── Stored records ──

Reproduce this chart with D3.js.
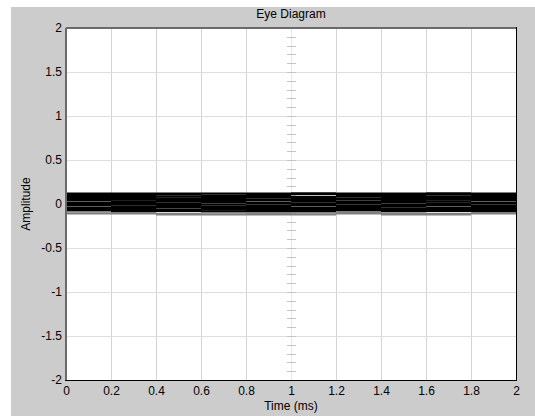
<!DOCTYPE html>
<html>
<head>
<meta charset="utf-8">
<script src="https://cdn.jsdelivr.net/npm/d3@7"></script>
<style>
  html, body { margin: 0; padding: 0; background: #ffffff; }
  svg { display: block; }
  text { font-family: "Liberation Sans", Arial, sans-serif; fill: #000; }
</style>
</head>
<body>
<svg id="chart" width="535" height="416"></svg>
<script>
// Sample instants (ms) at which each trace level is held
const sampleTimes = [0, 0.2, 0.4, 0.6, 0.8, 1.0, 1.2, 1.4, 1.6, 1.8, 2.0];

// Received-signal traces, one row per symbol window (amplitude)
const blackTraces = [
  [0.12, 0.12, 0.12, 0.12, 0.12, 0.12, 0.12, 0.12, 0.12, 0.12, 0.12],
  [0.11, 0.10, 0.09, 0.10, 0.11, 0.11, 0.10, 0.11, 0.11, 0.10, 0.10],
  [0.08, 0.07, 0.08, 0.08, 0.09, 0.08, 0.08, 0.07, 0.09, 0.08, 0.08],
  [0.06, 0.06, 0.05, 0.06, 0.07, 0.06, 0.05, 0.06, 0.06, 0.07, 0.07],
  [0.04, 0.05, 0.04, 0.03, 0.05, 0.04, 0.03, 0.05, 0.05, 0.04, 0.04],
  [0.02, 0.02, 0.03, 0.02, 0.01, 0.03, 0.02, 0.02, 0.03, 0.02, 0.02],
  [0.00, 0.01, 0.00, -0.01, 0.00, 0.01, 0.00, -0.01, 0.01, 0.00, 0.00],
  [-0.02, -0.01, -0.02, -0.03, -0.02, -0.01, -0.02, -0.02, -0.01, -0.02, -0.02],
  [-0.04, -0.04, -0.03, -0.05, -0.04, -0.04, -0.05, -0.03, -0.04, -0.04, -0.04],
  [-0.06, -0.06, -0.07, -0.06, -0.05, -0.07, -0.06, -0.06, -0.07, -0.06, -0.06],
  [-0.08, -0.08, -0.08, -0.09, -0.08, -0.08, -0.07, -0.08, -0.08, -0.08, -0.08],
  [0.10, 0.11, 0.11, 0.09, 0.10, 0.12, 0.11, 0.10, 0.12, 0.11, 0.11],
  [0.07, 0.09, 0.06, 0.07, 0.08, 0.07, 0.09, 0.08, 0.07, 0.06, 0.06],
  [0.05, 0.03, 0.06, 0.05, 0.04, 0.05, 0.06, 0.04, 0.03, 0.05, 0.05],
  [0.01, 0.03, 0.01, 0.04, 0.02, 0.00, 0.01, 0.03, 0.00, 0.01, 0.01],
  [-0.01, -0.03, -0.01, 0.00, -0.03, -0.02, -0.03, 0.00, -0.02, -0.03, -0.03],
  [-0.05, -0.05, -0.04, -0.04, -0.06, -0.05, -0.04, -0.05, -0.06, -0.05, -0.05],
  [-0.07, -0.07, -0.06, -0.08, -0.07, -0.06, -0.08, -0.07, -0.05, -0.07, -0.07]
];

// Older traces, drawn in gray along the lower edge of the band
const grayTraces = [
  [-0.11, -0.11, -0.12, -0.12, -0.11, -0.12, -0.11, -0.12, -0.11, -0.11, -0.11],
  [-0.09, -0.10, -0.11, -0.10, -0.12, -0.10, -0.09, -0.11, -0.12, -0.10, -0.10],
  [-0.07, -0.09, -0.08, -0.09, -0.10, -0.09, -0.10, -0.09, -0.08, -0.09, -0.09],
  [-0.05, -0.07, -0.06, -0.07, -0.05, -0.08, -0.07, -0.05, -0.08, -0.06, -0.06]
];

const xTickValues = [0, 0.2, 0.4, 0.6, 0.8, 1, 1.2, 1.4, 1.6, 1.8, 2];
const yTickValues = [-2, -1.5, -1, -0.5, 0, 0.5, 1, 1.5, 2];

const svg = d3.select("#chart");
const plot = { left: 66, top: 28, right: 516, bottom: 380 };

// Figure background
svg.append("rect")
  .attr("x", 11).attr("y", 7)
  .attr("width", 535 - 11).attr("height", 416 - 7)
  .attr("fill", "#cccccc");

const x = d3.scaleLinear().domain([0, 2]).range([plot.left, plot.right]);
const y = d3.scaleLinear().domain([-2, 2]).range([plot.bottom, plot.top]);

// Axes area
svg.append("rect")
  .attr("x", plot.left).attr("y", plot.top)
  .attr("width", plot.right - plot.left).attr("height", plot.bottom - plot.top)
  .attr("fill", "#ffffff");

// Grid
const grid = svg.append("g");
grid.selectAll("line.gx").data(xTickValues.slice(1, -1)).join("line")
  .attr("x1", d => Math.round(x(d)) + 0.5).attr("x2", d => Math.round(x(d)) + 0.5)
  .attr("y1", plot.top).attr("y2", plot.bottom)
  .attr("stroke", d => d === 1 ? "#e6e6e6" : "#d4d4d4").attr("stroke-width", 1);
grid.selectAll("line.gy").data(yTickValues.slice(1, -1)).join("line")
  .attr("x1", plot.left).attr("x2", plot.right)
  .attr("y1", d => Math.round(y(d)) + 0.5).attr("y2", d => Math.round(y(d)) + 0.5)
  .attr("stroke", "#dedede").attr("stroke-width", 1);

// Centre ruler: amplitude ticks every 0.1 along t = 1 ms
const rulerTicks = d3.range(-19, 20).map(i => i / 10);
grid.selectAll("line.rt").data(rulerTicks).join("line")
  .attr("x1", x(1) - 4).attr("x2", x(1) + 5)
  .attr("y1", d => Math.round(y(d)) + 0.5).attr("y2", d => Math.round(y(d)) + 0.5)
  .attr("stroke", "#c4c4c4").attr("stroke-width", 1);

// Each trace is held flat between samples: split it into horizontal segments
const toSegments = vals => vals.slice(0, -1).map((v, i) => ({ t0: sampleTimes[i], t1: sampleTimes[i + 1], v }));

function drawTraces(group, data, colour) {
  group.selectAll(null).data(data).join("g")
    .selectAll("line").data(d => toSegments(d)).join("line")
    .attr("x1", d => x(d.t0)).attr("x2", d => x(d.t1))
    .attr("y1", d => y(d.v)).attr("y2", d => y(d.v))
    .attr("stroke", colour).attr("stroke-width", 1.7);
}

const traces = svg.append("g");
drawTraces(traces.append("g"), grayTraces.slice(2), "#808080");
drawTraces(traces.append("g"), blackTraces, "#000000");
drawTraces(traces.append("g"), grayTraces.slice(0, 2), "#808080");

// Frame
svg.append("line").attr("x1", plot.left).attr("x2", plot.right)
  .attr("y1", plot.top).attr("y2", plot.top).attr("stroke", "#6a6a6a").attr("stroke-width", 2);
svg.append("line").attr("x1", plot.left).attr("x2", plot.left)
  .attr("y1", plot.top).attr("y2", plot.bottom).attr("stroke", "#6a6a6a").attr("stroke-width", 2);
svg.append("line").attr("x1", plot.right + 0.5).attr("x2", plot.right + 0.5)
  .attr("y1", plot.top - 1).attr("y2", plot.bottom + 1).attr("stroke", "#000").attr("stroke-width", 1);
svg.append("line").attr("x1", plot.left - 1).attr("x2", plot.right + 1)
  .attr("y1", plot.bottom + 0.5).attr("y2", plot.bottom + 0.5).attr("stroke", "#000").attr("stroke-width", 1);

// Tick labels use a plain hyphen for negatives
const fmt = d => d3.format("~g")(d).replace("\u2212", "-");

const xAxis = d3.axisBottom(x).tickValues(xTickValues).tickSize(0).tickPadding(0).tickFormat(fmt);
const gx = svg.append("g").attr("transform", `translate(0,${plot.bottom})`).call(xAxis);
gx.select(".domain").remove();
gx.selectAll("text").attr("y", 15).attr("dy", 0)
  .attr("font-size", 12).attr("font-family", "Liberation Sans, Arial, sans-serif").attr("fill", "#000");

const yAxis = d3.axisLeft(y).tickValues(yTickValues).tickSize(0).tickPadding(0).tickFormat(fmt);
const gy = svg.append("g").attr("transform", `translate(${plot.left - 4},0)`).call(yAxis);
gy.select(".domain").remove();
gy.selectAll("text").attr("x", 0).attr("dy", "0.32em")
  .attr("font-size", 12).attr("font-family", "Liberation Sans, Arial, sans-serif").attr("fill", "#000");

// Titles
svg.append("text").attr("x", x(1)).attr("y", 18).attr("text-anchor", "middle")
  .attr("font-size", 12).text("Eye Diagram");
svg.append("text").attr("x", x(1)).attr("y", 410).attr("text-anchor", "middle")
  .attr("font-size", 12).text("Time (ms)");
svg.append("text")
  .attr("transform", `translate(30,${y(0)}) rotate(-90)`)
  .attr("text-anchor", "middle").attr("font-size", 12).text("Amplitude");
</script>
</body>
</html>
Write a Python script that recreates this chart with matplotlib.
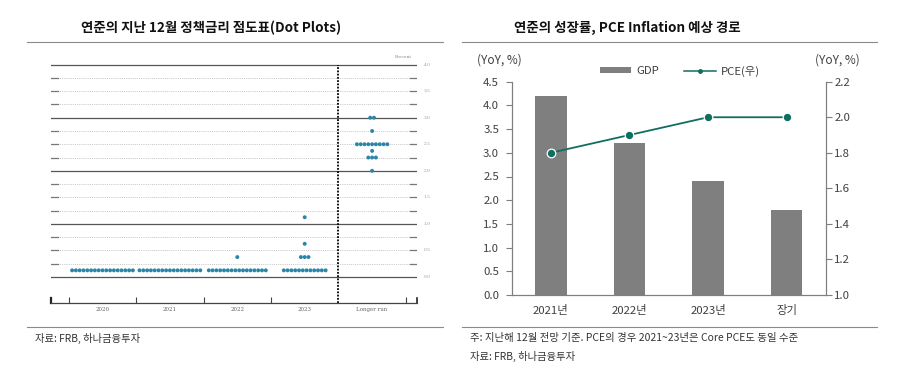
import numpy as np
import matplotlib
matplotlib.use("Agg")
import matplotlib.pyplot as plt
from matplotlib.patches import Patch
from matplotlib.lines import Line2D

plt.rcParams['font.family'] = ['Noto Sans CJK KR', 'DejaVu Sans']

# ---------------- data ----------------
dot_categories = ["2020", "2021", "2022", "2023", "Longer run"]
dots_2020 = [(0.125, 17)]
dots_2021 = [(0.125, 17)]
dots_2022 = [(0.125, 16), (0.375, 1)]
dots_2023 = [(0.125, 12), (0.375, 3), (0.625, 1), (1.125, 1)]
dots_longer = [(2.0, 1), (2.25, 3), (2.375, 1), (2.5, 9), (2.75, 1), (3.0, 2)]
rate_ticks = [0.0, 0.5, 1.0, 1.5, 2.0, 2.5, 3.0, 3.5, 4.0]

bar_categories = ["2021년", "2022년", "2023년", "장기"]
gdp = [4.2, 3.2, 2.4, 1.8]
pce = [1.8, 1.9, 2.0, 2.0]
left_ticks = [0.0, 0.5, 1.0, 1.5, 2.0, 2.5, 3.0, 3.5, 4.0, 4.5]
right_ticks = [1.0, 1.2, 1.4, 1.6, 1.8, 2.0, 2.2]

W, H = 901, 369
fig = plt.figure(figsize=(W / 100, H / 100), dpi=100)

def fx(px):
    return px / W

def fy(py):
    return 1 - py / H

# ---------------- left panel: dot plot ----------------
x0, x1 = -0.764, 4.666
yb, yt = -0.49, 4.2
ax1 = fig.add_axes([fx(51), fy(303), fx(417) - fx(51), fy(54) - fy(303)])
ax1.set_xlim(x0, x1)
ax1.set_ylim(yb, yt)
for s in ["top", "left", "right"]:
    ax1.spines[s].set_visible(False)
ax1.spines["bottom"].set_color("#444444")
ax1.spines["bottom"].set_linewidth(0.9)

px_per_unit = 67.4
end_dash = 7 / px_per_unit
for v in np.arange(0, 4.01, 0.25):
    if abs(v - round(v)) < 1e-9:
        ax1.plot([x0, x1], [v, v], color="#555555", lw=0.9, zorder=1)
    else:
        ax1.plot([x0, x1], [v, v], color="#c4c4c4", lw=0.7,
                 ls=(0, (1, 1.2)), zorder=1)
        ax1.plot([x0, x0 + end_dash], [v, v], color="#777777", lw=0.9, zorder=1)
        ax1.plot([x1 - end_dash, x1], [v, v], color="#777777", lw=0.9, zorder=1)

for r in rate_ticks:
    ax1.text(x1 + 7 / px_per_unit, r, f"{r:.1f}", fontsize=3.2,
             color="#999999", va="center", ha="left", family="DejaVu Serif")
ax1.text(4.47, 4.15, "Percent", fontsize=3.2, color="#888888",
         ha="center", va="center", family="DejaVu Serif")

spacing = 3.8 / px_per_unit
all_dots = [dots_2020, dots_2021, dots_2022, dots_2023, dots_longer]
for i, group in enumerate(all_dots):
    for rate, n in group:
        xs = i + (np.arange(n) - (n - 1) / 2) * spacing
        ax1.scatter(xs, [rate] * n, s=8, color="#2a86a8",
                    edgecolors="none", zorder=3)

ax1.plot([3.5, 3.5], [yb, 4.0], color="black", lw=1.3,
         ls=(0, (1, 0.8)), zorder=2)

ax1.set_xticks(range(len(dot_categories)))
ax1.set_xticklabels(dot_categories, fontsize=4, color="#666666",
                    family="DejaVu Serif")
ax1.tick_params(axis="x", which="major", length=0, pad=3)
ax1.set_xticks([-0.5, 0.5, 1.5, 2.5, 4.5], minor=True)
ax1.tick_params(axis="x", which="minor", direction="in", length=4,
                width=0.8, color="#444444")
ax1.set_yticks([])
ax1.plot([x0, x0], [yb, yb + 0.1], color="#222222", lw=1.6, clip_on=False)
ax1.plot([x1, x1], [yb, yb + 0.1], color="#222222", lw=1.2, clip_on=False)

# ---------------- right panel: bars + line ----------------
ax2 = fig.add_axes([fx(511.5), fy(295), fx(826) - fx(511.5), fy(81.7) - fy(295)])
xpos = np.arange(len(bar_categories))
ax2.bar(xpos, gdp, width=0.4, color="#7f7f7f", zorder=2)
ax2.set_xlim(-0.5, 3.5)
ax2.set_ylim(0, 4.5)
ax2.set_yticks(left_ticks)
ax2.set_yticklabels([f"{v:.1f}" for v in left_ticks])
ax2.set_xticks(xpos)
ax2.set_xticklabels(bar_categories)
ax2.tick_params(axis="y", direction="out", length=4, width=0.8,
                color="#7f7f7f", labelsize=8.2, labelcolor="#404040", pad=5)
ax2.tick_params(axis="x", length=0, labelsize=8.2, labelcolor="#404040", pad=7)
ax2.spines["top"].set_visible(False)
for s in ["left", "bottom", "right"]:
    ax2.spines[s].set_color("#7f7f7f")
    ax2.spines[s].set_linewidth(0.8)

ax3 = ax2.twinx()
ax3.plot(xpos, pce, color="#0f6e60", lw=1.3, marker="o", ms=6.2,
         mfc="#0f6e60", mec="white", mew=0.9, zorder=4)
ax3.set_ylim(1.0, 2.2)
ax3.set_yticks(right_ticks)
ax3.set_yticklabels([f"{v:.1f}" for v in right_ticks])
ax3.tick_params(axis="y", direction="out", length=4, width=0.8,
                color="#7f7f7f", labelsize=8.2, labelcolor="#404040", pad=2)
ax3.spines["top"].set_visible(False)
for s in ["left", "bottom", "right"]:
    ax3.spines[s].set_color("#7f7f7f")
    ax3.spines[s].set_linewidth(0.8)

fig.text(fx(499), fy(60), "(YoY, %)", fontsize=8.5, color="#404040",
         ha="center", va="center")
fig.text(fx(837), fy(60), "(YoY, %)", fontsize=8.5, color="#404040",
         ha="center", va="center")

handles = [Patch(facecolor="#7f7f7f", edgecolor="none", label="GDP"),
           Line2D([0], [0], color="#0f6e60", lw=1.1, marker="o", ms=2.5,
                  label="PCE(우)")]
fig.legend(handles=handles, loc="center", bbox_to_anchor=(fx(680), fy(71)),
           ncol=2, frameon=False, fontsize=8.2, handlelength=2.8,
           handleheight=0.45, handletextpad=0.45, columnspacing=2.2,
           labelcolor="#404040")

# ---------------- titles, rules, notes ----------------
fig.text(fx(211), fy(28), "연준의 지난 12월 정책금리 점도표(Dot Plots)",
         fontsize=9.7, weight="bold", ha="center", va="center", color="#111111")
fig.text(fx(627), fy(28), "연준의 성장률, PCE Inflation 예상 경로",
         fontsize=9.7, weight="bold", ha="center", va="center", color="#111111")

for (xa, xb) in [(27, 443), (462, 877)]:
    for yy in (42, 327):
        fig.add_artist(Line2D([fx(xa), fx(xb)], [fy(yy), fy(yy)],
                              color="#8a8a8a", lw=0.8))

fig.text(fx(35), fy(338), "자료: FRB, 하나금융투자", fontsize=7.4,
         color="#333333", va="center", ha="left")
fig.text(fx(470), fy(338),
         "주: 지난해 12월 전망 기준. PCE의 경우 2021~23년은 Core PCE도 동일 수준",
         fontsize=7.5, color="#333333", va="center", ha="left")
fig.text(fx(470), fy(356), "자료: FRB, 하나금융투자", fontsize=7.4,
         color="#333333", va="center", ha="left")

fig.savefig("out.png", dpi=100)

───

* **Your instructions**
Using the data above, print only the lines starting at the one with "Write a Python" and ending at the one with "plt.rcParams['font.family'] = ['Noto", exactly as they stand, minus the pictures.

* **Result of this task**
Write a Python script that recreates this chart with matplotlib.
import numpy as np
import matplotlib
matplotlib.use("Agg")
import matplotlib.pyplot as plt
from matplotlib.patches import Patch
from matplotlib.lines import Line2D

plt.rcParams['font.family'] = ['Noto Sans CJK KR', 'DejaVu Sans']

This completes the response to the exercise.